2. Combine mint and cream in a heavy-bottomed sauce pan and bring almost to a simmer, stirring constantly. Using a fine-meshed strainer set over a large bowl, strain the cream-mint mixture. Discard the mint.
3. Immediately pour the hot cream over the chocolate. Let sit for one minute, then stir slowly, thoroughly combining the chocolate and cream.
4. Let cool to room temperature, stirring occasionally. Transfer to refrigerator and chill for 3-4 hours (or overnight, which is what I did).

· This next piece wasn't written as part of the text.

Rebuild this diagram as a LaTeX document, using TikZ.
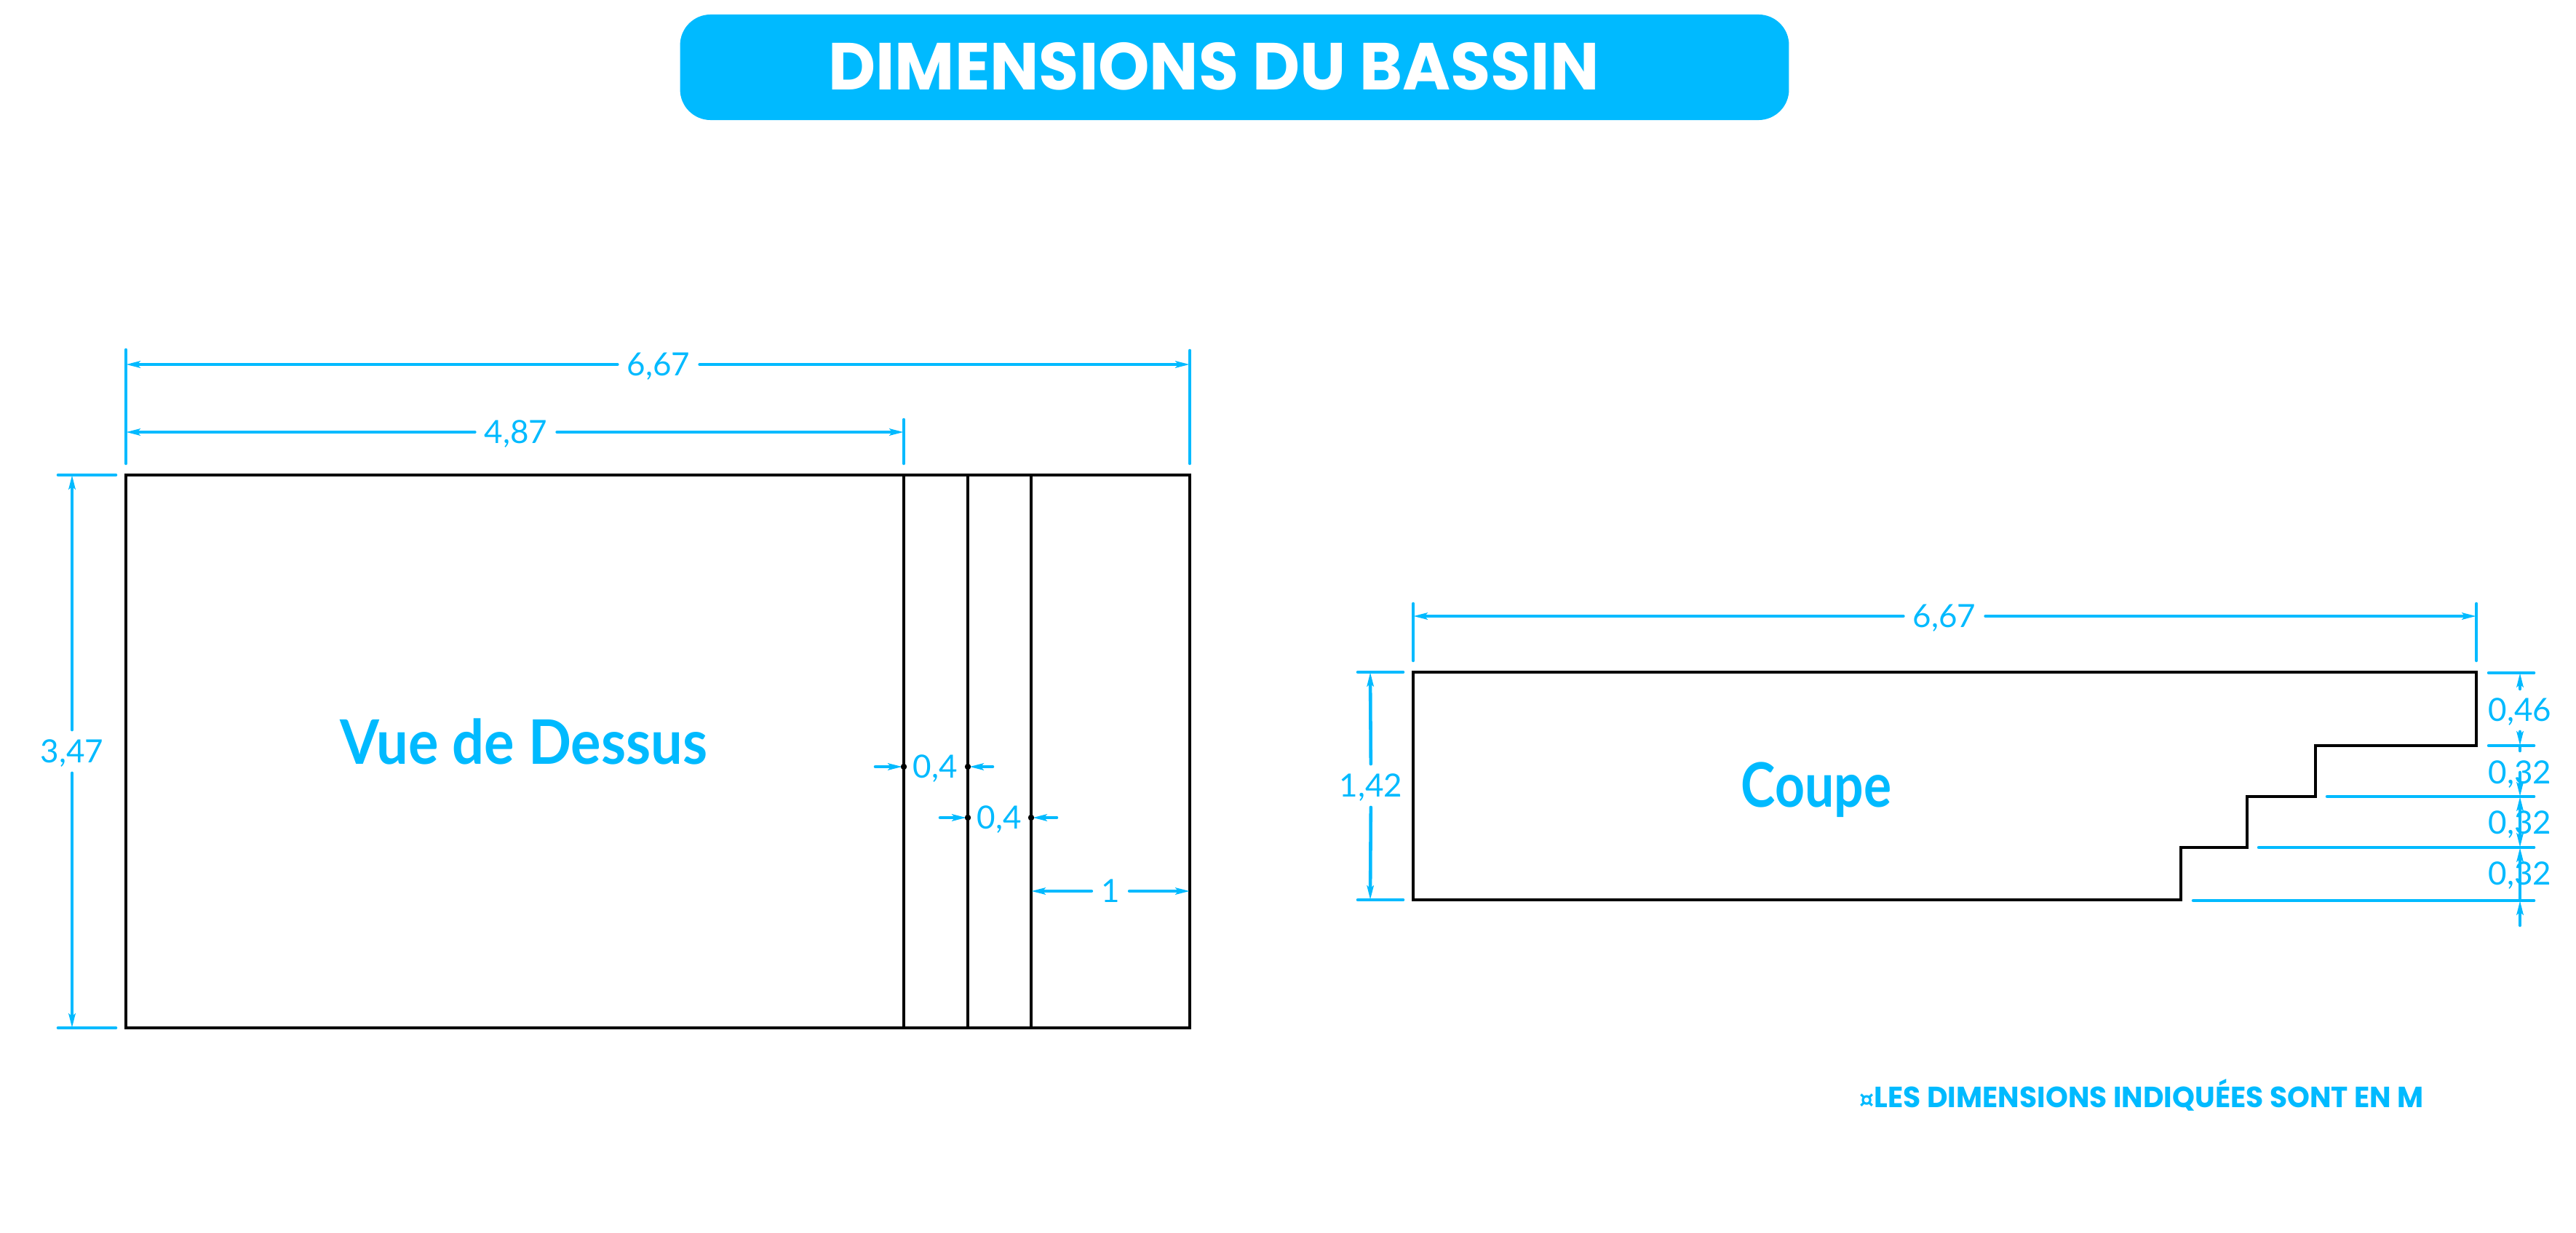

5. Line a baking sheet with wax or parchment paper. Scoop out 3/4" diameter balls from your ganache mixture, rolling quickly between your hands. Warning: this will be messy. You will feel like your truffles will never be right and that they are melting all over the place, but don't worry what they look like just yet. Place your lumpy forms on the baking sheet, then chill for another 2 hours.
6. Set out your coating choices (I used both) in low shallow bowls, and line another baking sheet with parchment paper. Remove the truffles from the fridge, and one by one, quickly roll them between your hands to improve their shape (there! now they look round! see, I told you not to worry). Gently drop them in the coating, then roll it around by tipping the bowl every which way until it's sufficiently covered. Carefully remove, and place on the clean baking sheet.
7. At this point, you can either refrigerate for a few weeks, or freeze them for up to 3 months. Or, put them in cute candy cups and serve! These make wonderful gifts.